Personally, I prefer designs that the article would classify as masculine. But maybe that's because I've worked mainly for high-tech sites and most of the time I work with men.
I'd be interested to hear your experiences with men and women clients. Do the differences in taste usually conform to the general stereotype?


I don't design as much as I used to, but my designs definately fit on the "masculine" side of things, without being too far out to be obviously gender-specific. I don't think it can be said that a man can't design "feminine" and a woman can't design "masculine". But when it comes to preferences and making choices, I do think the sexes do have different wants out of design and branding.
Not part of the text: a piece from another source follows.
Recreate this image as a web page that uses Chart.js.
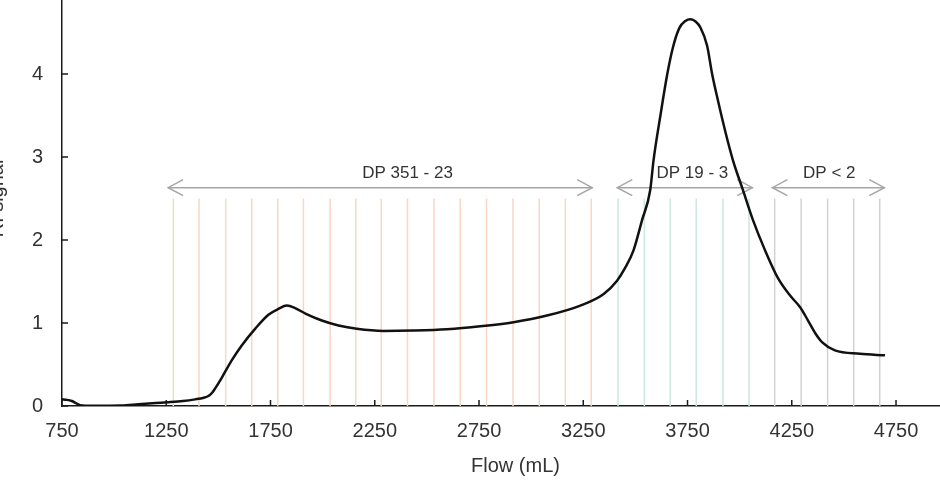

I love soft colors and designs, but I think men tend to design, draw, and respond to high contrasts more than soft complimentary designs. Call it the pseudo-psychology of branding for image, but clean wins over messy, dramatic over understated, most of the time - until it is taken to an extreme, then no one wants to look at it!
I don't, however, tone my designs down when working with women. I tend to stay strong, because that is also usually the right call for the clients I have worked with. I think the business and the customer define the look, if a business wants to survive. I liken it to the waiting room and board rooms in many companies. You can tell what they think of themselves and how they want to be seen by what they show in these two places. A Web site, or a brochure should be no different, right?
Want an interesting place to explore this? Go to myspace and take a look at 20 year old's profiles. Both men and women spend alot of time "personalizing" their spaces, and the differences are sometimes so dramatic that you have to wonder. But it is important to notice the bigger trend, that both men and women spend times decorating...but each does so to extole their inner virtues, men showcasing their masculinity, and women showcasing their feminity. And that is just the "straight" profiles, get into LGBT spaces and all bets are off.